International Economics Flashcards
What’s globalisation?
The integration of the world’s local, regional and national economies into a single international market.
What factors contribute to globalisation?
Improvements in transport infrastructure and operations. Improvements in IT and communication.
Trade liberalisation.
International financial markets.
Multinational Corporations.
What are the impacts of globalisation on consumers?
More choice.
Lower prices if companies take advantage of comparative advantage.
Higher prices if incomes rise lead to an increase in demand.
Potential loss of culture.
What are the impacts of globalisation on workers?
Employment and wages can increase/decrease based on the comparative advantage of different countries.
Increased migration.
Increasing inequality.
Potential for poor working conditions.
What are the impacts of globalisation for producers?

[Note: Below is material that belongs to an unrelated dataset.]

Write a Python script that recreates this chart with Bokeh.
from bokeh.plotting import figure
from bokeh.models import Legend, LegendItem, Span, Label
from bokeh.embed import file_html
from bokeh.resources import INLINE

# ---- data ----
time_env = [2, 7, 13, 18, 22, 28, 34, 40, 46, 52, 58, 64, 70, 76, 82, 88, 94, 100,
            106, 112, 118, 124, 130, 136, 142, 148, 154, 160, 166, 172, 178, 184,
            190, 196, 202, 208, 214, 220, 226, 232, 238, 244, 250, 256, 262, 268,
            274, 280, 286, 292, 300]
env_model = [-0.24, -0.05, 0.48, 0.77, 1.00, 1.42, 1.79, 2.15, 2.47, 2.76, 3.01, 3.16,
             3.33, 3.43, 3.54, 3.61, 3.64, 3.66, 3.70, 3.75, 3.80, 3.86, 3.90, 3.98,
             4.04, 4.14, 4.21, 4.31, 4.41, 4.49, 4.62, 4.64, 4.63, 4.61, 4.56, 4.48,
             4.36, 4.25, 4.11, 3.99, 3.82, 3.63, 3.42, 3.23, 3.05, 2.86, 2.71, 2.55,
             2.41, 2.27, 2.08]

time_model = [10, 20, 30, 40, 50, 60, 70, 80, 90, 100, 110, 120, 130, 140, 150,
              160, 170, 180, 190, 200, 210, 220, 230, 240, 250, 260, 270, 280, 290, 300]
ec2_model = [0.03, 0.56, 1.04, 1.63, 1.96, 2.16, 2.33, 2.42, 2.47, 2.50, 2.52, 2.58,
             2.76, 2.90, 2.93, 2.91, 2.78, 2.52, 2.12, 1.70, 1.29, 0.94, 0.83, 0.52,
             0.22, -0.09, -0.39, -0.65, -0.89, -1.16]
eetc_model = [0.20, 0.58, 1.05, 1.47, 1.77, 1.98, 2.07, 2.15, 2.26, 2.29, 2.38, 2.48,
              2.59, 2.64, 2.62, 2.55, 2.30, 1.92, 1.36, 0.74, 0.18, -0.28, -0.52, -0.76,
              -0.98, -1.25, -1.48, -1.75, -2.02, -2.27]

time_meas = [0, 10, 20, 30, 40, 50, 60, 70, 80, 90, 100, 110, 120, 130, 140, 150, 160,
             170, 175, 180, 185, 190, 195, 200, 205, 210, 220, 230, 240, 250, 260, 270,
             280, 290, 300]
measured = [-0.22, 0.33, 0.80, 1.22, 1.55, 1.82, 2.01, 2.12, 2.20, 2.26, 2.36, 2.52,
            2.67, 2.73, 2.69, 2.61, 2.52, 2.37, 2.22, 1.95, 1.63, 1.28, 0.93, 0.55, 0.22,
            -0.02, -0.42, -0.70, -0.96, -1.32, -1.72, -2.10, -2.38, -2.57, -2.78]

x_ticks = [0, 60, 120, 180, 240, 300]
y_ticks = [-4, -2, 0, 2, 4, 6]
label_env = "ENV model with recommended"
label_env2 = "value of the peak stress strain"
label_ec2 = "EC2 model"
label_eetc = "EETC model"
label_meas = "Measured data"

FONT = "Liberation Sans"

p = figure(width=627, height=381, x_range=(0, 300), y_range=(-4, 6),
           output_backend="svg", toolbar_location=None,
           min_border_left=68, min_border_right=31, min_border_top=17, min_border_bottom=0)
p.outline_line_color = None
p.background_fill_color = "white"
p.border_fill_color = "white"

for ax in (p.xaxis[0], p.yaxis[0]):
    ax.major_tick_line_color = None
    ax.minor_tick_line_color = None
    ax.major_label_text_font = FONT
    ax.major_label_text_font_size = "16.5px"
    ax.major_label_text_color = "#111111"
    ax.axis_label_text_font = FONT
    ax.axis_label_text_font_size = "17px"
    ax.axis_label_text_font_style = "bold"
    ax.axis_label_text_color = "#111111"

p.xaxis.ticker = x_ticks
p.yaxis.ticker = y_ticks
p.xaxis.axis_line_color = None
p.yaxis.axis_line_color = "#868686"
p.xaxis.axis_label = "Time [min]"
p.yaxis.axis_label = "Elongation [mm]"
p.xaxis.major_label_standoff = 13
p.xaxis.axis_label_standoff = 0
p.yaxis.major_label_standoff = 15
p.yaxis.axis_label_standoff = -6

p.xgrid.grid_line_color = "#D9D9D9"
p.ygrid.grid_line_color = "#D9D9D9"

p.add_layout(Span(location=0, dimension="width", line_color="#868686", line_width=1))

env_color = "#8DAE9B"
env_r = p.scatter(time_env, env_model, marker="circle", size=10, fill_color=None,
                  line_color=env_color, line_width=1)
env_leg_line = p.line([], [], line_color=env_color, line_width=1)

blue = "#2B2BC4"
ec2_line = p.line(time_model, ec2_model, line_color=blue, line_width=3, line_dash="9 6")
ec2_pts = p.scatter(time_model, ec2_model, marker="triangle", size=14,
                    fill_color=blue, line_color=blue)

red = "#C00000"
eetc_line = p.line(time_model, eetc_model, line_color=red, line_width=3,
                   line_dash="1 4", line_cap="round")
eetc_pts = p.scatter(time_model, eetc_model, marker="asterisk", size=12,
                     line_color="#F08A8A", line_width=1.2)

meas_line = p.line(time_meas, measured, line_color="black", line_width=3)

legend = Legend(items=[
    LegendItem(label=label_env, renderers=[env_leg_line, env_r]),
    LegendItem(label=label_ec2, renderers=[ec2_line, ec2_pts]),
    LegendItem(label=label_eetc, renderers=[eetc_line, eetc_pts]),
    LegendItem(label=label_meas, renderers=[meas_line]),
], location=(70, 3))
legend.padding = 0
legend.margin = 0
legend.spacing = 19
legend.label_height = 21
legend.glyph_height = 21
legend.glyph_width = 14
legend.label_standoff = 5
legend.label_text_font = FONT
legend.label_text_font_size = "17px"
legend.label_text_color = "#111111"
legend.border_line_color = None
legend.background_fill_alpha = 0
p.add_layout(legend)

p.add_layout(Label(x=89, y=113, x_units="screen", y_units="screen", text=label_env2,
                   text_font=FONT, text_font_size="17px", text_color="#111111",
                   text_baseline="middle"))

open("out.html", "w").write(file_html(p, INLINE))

Can source products from more countries which reduces risk.
Lower costs.
Potential for greater revenue.
Uncompetitive firms may lose out.
What are the impacts of globalisation for governments?

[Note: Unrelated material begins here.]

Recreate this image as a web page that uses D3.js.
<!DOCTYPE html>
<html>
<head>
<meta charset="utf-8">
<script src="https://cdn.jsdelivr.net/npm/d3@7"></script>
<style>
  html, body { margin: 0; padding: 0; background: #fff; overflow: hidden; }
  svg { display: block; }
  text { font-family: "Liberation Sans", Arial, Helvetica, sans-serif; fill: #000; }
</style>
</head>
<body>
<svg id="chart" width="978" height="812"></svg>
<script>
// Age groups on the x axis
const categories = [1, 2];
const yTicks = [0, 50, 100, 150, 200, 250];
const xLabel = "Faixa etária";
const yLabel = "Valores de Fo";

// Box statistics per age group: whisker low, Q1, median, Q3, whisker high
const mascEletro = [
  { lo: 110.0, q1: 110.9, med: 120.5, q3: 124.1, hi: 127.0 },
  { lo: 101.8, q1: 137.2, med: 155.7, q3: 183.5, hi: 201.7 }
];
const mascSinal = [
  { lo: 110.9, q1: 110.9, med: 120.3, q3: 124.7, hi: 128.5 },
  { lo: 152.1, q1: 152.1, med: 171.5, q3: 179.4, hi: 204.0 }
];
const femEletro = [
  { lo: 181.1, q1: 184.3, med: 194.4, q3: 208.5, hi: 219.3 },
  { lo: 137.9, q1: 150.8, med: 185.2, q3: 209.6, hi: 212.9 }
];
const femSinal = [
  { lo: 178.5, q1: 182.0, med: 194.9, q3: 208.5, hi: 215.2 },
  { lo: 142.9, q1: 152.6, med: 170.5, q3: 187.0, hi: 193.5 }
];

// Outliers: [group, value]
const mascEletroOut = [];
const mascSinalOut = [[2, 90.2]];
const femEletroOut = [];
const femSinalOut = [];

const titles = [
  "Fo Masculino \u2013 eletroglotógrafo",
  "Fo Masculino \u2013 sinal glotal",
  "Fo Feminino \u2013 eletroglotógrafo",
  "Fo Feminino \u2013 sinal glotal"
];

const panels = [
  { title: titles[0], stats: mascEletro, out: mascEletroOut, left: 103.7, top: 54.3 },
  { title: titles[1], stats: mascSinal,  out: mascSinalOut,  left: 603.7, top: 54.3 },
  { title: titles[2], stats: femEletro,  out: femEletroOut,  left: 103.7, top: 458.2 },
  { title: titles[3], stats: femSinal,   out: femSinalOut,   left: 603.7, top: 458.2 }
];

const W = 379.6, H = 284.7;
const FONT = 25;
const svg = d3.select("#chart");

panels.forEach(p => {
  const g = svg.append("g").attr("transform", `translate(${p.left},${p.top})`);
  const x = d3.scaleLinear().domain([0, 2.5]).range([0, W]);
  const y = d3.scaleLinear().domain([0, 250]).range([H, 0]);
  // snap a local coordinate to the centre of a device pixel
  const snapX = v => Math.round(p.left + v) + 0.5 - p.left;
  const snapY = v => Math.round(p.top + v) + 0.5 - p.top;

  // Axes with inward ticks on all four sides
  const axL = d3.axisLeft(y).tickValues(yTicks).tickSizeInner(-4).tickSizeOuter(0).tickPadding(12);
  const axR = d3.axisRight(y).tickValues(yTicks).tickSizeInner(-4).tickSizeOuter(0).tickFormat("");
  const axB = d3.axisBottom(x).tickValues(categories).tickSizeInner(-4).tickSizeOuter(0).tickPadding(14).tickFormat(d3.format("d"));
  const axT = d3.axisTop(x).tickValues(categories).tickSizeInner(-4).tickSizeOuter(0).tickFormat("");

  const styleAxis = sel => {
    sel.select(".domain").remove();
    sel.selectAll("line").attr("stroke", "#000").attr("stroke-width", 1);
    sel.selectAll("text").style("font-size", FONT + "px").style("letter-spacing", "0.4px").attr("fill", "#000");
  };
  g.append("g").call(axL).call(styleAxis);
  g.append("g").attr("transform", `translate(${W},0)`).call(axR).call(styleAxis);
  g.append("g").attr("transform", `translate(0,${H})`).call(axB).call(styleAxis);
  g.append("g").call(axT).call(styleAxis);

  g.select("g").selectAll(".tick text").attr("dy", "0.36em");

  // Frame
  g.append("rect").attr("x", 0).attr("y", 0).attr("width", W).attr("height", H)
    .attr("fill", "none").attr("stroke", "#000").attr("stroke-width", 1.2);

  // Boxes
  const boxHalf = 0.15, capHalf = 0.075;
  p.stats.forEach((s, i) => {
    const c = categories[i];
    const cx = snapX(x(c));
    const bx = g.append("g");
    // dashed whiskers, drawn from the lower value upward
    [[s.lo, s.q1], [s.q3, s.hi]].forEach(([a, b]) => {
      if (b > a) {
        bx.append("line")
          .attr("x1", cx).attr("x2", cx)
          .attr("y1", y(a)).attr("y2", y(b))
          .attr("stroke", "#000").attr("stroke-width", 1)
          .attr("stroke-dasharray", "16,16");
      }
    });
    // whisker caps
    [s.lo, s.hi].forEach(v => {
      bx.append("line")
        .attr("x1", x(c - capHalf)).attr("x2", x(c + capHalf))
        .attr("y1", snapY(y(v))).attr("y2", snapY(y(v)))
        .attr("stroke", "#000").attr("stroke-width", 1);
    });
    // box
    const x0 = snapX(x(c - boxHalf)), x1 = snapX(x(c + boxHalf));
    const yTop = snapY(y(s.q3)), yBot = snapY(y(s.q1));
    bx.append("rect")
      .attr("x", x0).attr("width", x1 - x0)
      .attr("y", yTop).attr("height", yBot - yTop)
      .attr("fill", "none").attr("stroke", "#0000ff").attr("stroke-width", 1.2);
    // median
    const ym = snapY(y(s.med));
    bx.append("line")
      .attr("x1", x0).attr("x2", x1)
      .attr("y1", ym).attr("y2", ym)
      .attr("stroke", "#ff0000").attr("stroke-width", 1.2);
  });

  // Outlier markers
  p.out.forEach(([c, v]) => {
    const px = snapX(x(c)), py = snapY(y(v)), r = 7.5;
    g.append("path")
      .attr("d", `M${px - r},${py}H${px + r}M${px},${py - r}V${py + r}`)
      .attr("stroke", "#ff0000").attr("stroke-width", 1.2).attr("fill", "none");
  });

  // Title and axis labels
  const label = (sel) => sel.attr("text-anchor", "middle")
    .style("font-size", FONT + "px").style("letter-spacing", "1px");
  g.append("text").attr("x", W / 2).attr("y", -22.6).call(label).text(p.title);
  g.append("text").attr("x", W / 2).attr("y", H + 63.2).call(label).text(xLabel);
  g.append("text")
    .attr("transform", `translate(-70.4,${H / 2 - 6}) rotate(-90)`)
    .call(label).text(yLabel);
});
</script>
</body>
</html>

Can receive higher tax revenue from large MNCs and their employees.
Can receive less tax revenue.
MNCs have the power to bride and lobby governments.

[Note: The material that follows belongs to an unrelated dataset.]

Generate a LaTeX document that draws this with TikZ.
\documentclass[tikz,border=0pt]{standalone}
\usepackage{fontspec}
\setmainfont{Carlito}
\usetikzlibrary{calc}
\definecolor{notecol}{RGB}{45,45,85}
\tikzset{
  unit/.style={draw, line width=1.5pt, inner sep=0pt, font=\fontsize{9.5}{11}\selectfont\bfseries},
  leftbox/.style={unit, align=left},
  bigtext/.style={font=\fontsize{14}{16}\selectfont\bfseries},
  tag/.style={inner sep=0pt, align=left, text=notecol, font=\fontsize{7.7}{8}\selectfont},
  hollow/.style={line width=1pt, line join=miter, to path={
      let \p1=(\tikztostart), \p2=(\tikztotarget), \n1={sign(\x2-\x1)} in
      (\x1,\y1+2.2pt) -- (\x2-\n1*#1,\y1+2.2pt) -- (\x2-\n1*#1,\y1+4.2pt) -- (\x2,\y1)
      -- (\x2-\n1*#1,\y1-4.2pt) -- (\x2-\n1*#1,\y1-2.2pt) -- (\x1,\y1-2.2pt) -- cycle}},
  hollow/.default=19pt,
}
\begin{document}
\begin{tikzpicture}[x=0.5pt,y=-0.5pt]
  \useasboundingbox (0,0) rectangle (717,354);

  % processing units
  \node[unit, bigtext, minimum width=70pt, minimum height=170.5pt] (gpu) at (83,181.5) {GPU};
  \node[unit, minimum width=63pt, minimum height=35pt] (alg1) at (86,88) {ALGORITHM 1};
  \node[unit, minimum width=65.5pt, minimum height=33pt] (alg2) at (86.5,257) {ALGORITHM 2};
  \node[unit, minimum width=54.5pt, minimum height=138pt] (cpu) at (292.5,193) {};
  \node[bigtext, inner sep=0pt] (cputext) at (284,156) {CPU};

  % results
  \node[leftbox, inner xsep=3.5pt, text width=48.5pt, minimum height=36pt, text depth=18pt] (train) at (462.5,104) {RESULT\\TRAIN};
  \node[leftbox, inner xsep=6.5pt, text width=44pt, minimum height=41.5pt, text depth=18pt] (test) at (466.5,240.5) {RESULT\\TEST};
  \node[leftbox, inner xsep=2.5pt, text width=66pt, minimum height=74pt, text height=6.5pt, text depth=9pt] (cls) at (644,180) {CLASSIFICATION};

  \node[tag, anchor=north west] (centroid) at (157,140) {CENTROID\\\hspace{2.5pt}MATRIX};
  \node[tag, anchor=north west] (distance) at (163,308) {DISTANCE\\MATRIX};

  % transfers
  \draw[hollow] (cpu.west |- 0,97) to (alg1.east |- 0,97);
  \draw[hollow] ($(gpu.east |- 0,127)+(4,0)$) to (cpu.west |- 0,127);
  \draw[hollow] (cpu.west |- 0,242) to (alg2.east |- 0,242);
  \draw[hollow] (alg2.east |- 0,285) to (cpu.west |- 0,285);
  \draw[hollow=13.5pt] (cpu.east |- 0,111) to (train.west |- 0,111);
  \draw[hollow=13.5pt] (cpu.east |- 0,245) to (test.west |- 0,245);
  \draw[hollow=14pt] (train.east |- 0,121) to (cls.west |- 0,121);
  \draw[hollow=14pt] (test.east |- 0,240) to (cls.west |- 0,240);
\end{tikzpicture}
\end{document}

What are the pros of globalisation?
Improved allocation of resources.
Free trade.
Inward investment.
Specialisation.
What are the pros of MNCs in globalisation?
Capital inflows and inward investment.
Economies of scale.
Increased employment opportunities.
Infrastructure.
Diversification.
Better standards.
What are the cons of globalisation?
Increased inequality.
Environmental impacts.
Structural unemployment.
Movement of labour.
Damage to traditional cultures.
What are the cons of MNCs in globalisation?
Profit motive.
Negative impacts on small firms.
Environmental impact.
Exploitation of labour and resources.
Tax avoidance.
What’s international trade?
The exchange of goods and services between countries.
What’s free trade?
Where there are no restrictions on the flow of goods and services between countries. There’s no government intervention.
What’s absolute advantage?
When a country can produce a good or service more cheaply than another country.
What’s comparative advantage?
When a country can produce a good or service at a lower opportunity cost than another country. The theory of comparative advantage states that countries should specialise where they have a comparative advantage and then trade with other countries.
What assumptions are made when discussing comparative advantage?
There’s no transport cost.
Costs are constants and there’s no economies of scale.
Goods are homogenous.
Factors of production are perfectly mobile.
There’s no terms of trade between countries.